The deal affects more than 220 immigrants in Australia, including some convicted of serious crimes.
Home Affairs Minister Tony Burke signed the memorandum of understanding on a visit to Nauru, the government said in a statement Friday.
‘It contains undertakings for the proper treatment and long-term residence of people who have no legal right to stay in Australia, to be received in Nauru,’ it said.
‘Australia will provide funding to underpin this arrangement and support Nauru’s long-term economic resilience.’
Canberra did not provide financial details.
The Sydney Morning Herald said, however, that Australia would pay Nauru Aus$408 million and about Aus$70 million a year thereafter under the deal.
‘Anyone who doesn’t have a valid visa should leave the country,’ Burke said in a statement.

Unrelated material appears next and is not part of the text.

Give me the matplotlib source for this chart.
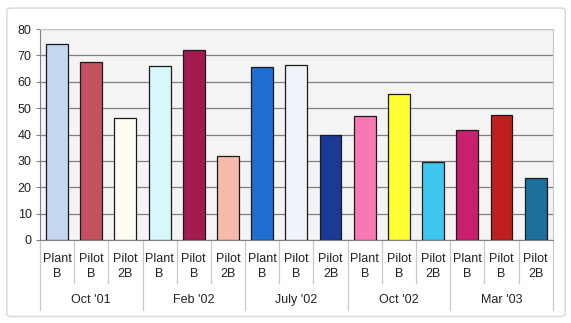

‘This is a fundamental element of a functioning visa system.’
Australia’s government has been searching for a way to deal with immigrants who have no other country to go to when their visas are cancelled.
The High Court ruled in 2023 that indefinite detention was ‘unlawful’ if deportation was not an option, leading to the release of 220 people.
The number of immigrants in that situation now numbers more than 350, according to the Sydney Morning Herald.
In February, Australia paid an undisclosed sum for Nauru to accept three immigrants convicted of violent offences, though legal challenges have reportedly stalled their transfer.
Last year, Australia and Nauru signed an agreement spanning maritime security, defence and policing.
Nauru, population 12,500, is one of the world’s smallest countries with a mainland measuring just 20 square kilometres.
It is considered especially vulnerable to climate change and has high rates of unemployment and health issues, a recent World Bank assessment said.
Unusually pure phosphate deposits—a key ingredient in fertiliser—once made Nauru one of the wealthiest places, per capita, on the planet.
But those supplies have long dried up, and researchers today estimate 80 per cent of Nauru has been rendered uninhabitable by mining.